Start of Data shown

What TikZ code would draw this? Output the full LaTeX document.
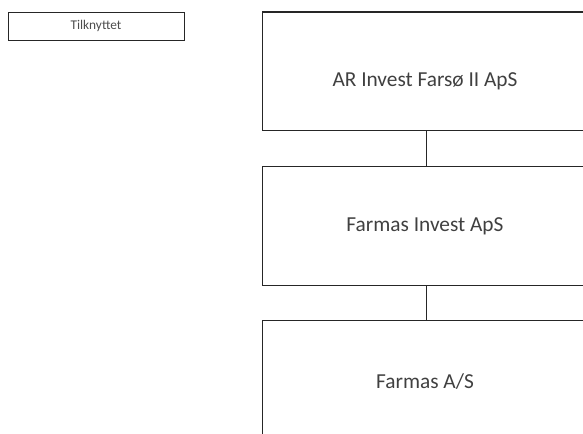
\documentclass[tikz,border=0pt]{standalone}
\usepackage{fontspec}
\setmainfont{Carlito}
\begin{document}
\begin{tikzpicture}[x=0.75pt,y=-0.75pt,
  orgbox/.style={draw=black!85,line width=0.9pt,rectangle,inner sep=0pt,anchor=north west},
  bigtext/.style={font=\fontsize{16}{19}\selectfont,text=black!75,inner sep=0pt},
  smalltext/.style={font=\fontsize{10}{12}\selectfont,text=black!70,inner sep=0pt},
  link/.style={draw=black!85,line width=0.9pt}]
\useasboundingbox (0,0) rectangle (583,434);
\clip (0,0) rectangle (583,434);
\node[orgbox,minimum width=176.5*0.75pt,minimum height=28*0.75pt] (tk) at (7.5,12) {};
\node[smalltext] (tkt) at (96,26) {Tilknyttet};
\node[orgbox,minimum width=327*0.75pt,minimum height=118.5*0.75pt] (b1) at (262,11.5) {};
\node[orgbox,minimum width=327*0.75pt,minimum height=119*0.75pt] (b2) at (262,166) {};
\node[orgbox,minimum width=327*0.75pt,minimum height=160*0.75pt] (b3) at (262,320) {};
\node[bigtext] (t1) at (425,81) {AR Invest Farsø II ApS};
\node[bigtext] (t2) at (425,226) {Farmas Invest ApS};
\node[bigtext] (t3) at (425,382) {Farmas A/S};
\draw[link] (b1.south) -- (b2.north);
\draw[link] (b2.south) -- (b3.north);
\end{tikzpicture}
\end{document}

End of Data shown

■ Instruction
Every line is to be duplicated exactly, though pictures stay out.

■ Response to the task
What TikZ code would draw this? Output the full LaTeX document.
\documentclass[tikz,border=0pt]{standalone}
\usepackage{fontspec}
\setmainfont{Carlito}
\begin{document}
\begin{tikzpicture}[x=0.75pt,y=-0.75pt,
  orgbox/.style={draw=black!85,line width=0.9pt,rectangle,inner sep=0pt,anchor=north west},
  bigtext/.style={font=\fontsize{16}{19}\selectfont,text=black!75,inner sep=0pt},
  smalltext/.style={font=\fontsize{10}{12}\selectfont,text=black!70,inner sep=0pt},
  link/.style={draw=black!85,line width=0.9pt}]
\useasboundingbox (0,0) rectangle (583,434);
\clip (0,0) rectangle (583,434);
\node[orgbox,minimum width=176.5*0.75pt,minimum height=28*0.75pt] (tk) at (7.5,12) {};
\node[smalltext] (tkt) at (96,26) {Tilknyttet};
\node[orgbox,minimum width=327*0.75pt,minimum height=118.5*0.75pt] (b1) at (262,11.5) {};
\node[orgbox,minimum width=327*0.75pt,minimum height=119*0.75pt] (b2) at (262,166) {};
\node[orgbox,minimum width=327*0.75pt,minimum height=160*0.75pt] (b3) at (262,320) {};
\node[bigtext] (t1) at (425,81) {AR Invest Farsø II ApS};
\node[bigtext] (t2) at (425,226) {Farmas Invest ApS};
\node[bigtext] (t3) at (425,382) {Farmas A/S};
\draw[link] (b1.south) -- (b2.north);
\draw[link] (b2.south) -- (b3.north);
\end{tikzpicture}
\end{document}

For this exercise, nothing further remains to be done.